Le problème est amplifié lorsque les infrastructures existantes de traitement des eaux municipales et industrielles et/ou d’assainissement sont saturées, qu’il n’existe pas d’infrastructures appropriées ou que les existantes sont archaïques et que les déchets et eaux usées sont déversés directement dans l’environnement en passant dans les eaux de surface ou souterraines. Si nous prenons l’exemple de l’Afrique subsaharienne, seuls 3 % des terres cultivées sont irrigués et seulement 5 % d’entre elles sont irrigués par des eaux souterraines. Leur exploitation pourrait favoriser la croissance économique en permettant d’augmenter la superficie des zones irriguées et d’améliorer ainsi les rendements agricoles et la diversité des cultures. Certains pays ont compris l’importance des enjeux économiques de cette ressource. C’est notamment le cas de l’Inde, riche en eaux souterraines, avec la révolution verte accomplie dans les années 1960 qui a mis fin à des siècles de famines et joué un rôle déterminant pour sortir le pays de la pauvreté.

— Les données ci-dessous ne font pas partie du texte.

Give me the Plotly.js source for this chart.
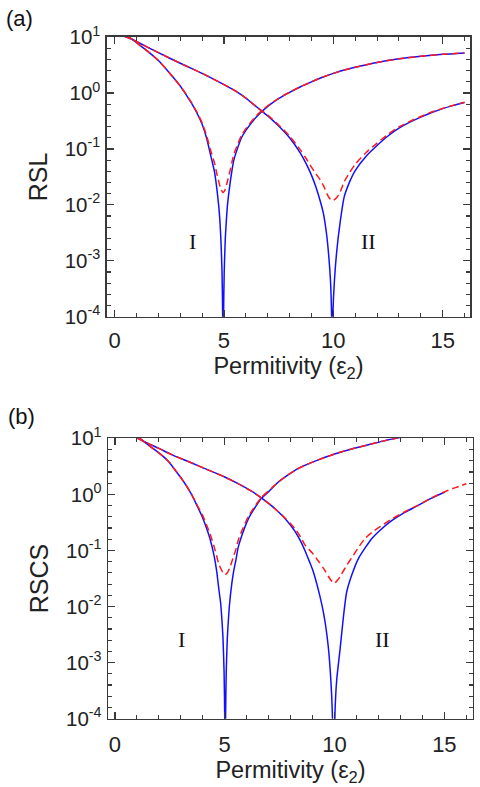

Mais, aujourd’hui, comment agir pour réaliser le potentiel immense de cette ressource si peu inexploitée ? La réponse pourrait s’articuler autour de trois axes majeurs : le recueillement de données, le renforcement des réglementations environnementales ainsi que des ressources humaines, matérielles et financières. Concernant le recueil de données, les industries pétrolières, gazières et minières jouent un rôle essentiel car elles possèdent déjà une grande quantité de données, d’informations et connaissances sur la composition des couches plus profondes du sous-sol, y compris les aquifères. Le renforcement des réglementations environnementales doit être assumé par les gouvernements afin de protéger cette ressource et d’en assurer une répartition équitable. Une garantie de l’accès à l’assainissement pour tous devrait entraîner une augmentation des coûts de 3,8 % (pour atteindre 3,8 milliards d’euros par an en 2040) pour un bénéfice de plus de 6,6 milliards d’euros par an, avec un ratio coûts/bénéfices positifs dans chaque État membre.
Mettre à profit tout le potentiel des eaux souterraines nécessitera donc des efforts substantiels et concertés afin d’assurer une gestion et une utilisation durables de cette ressource.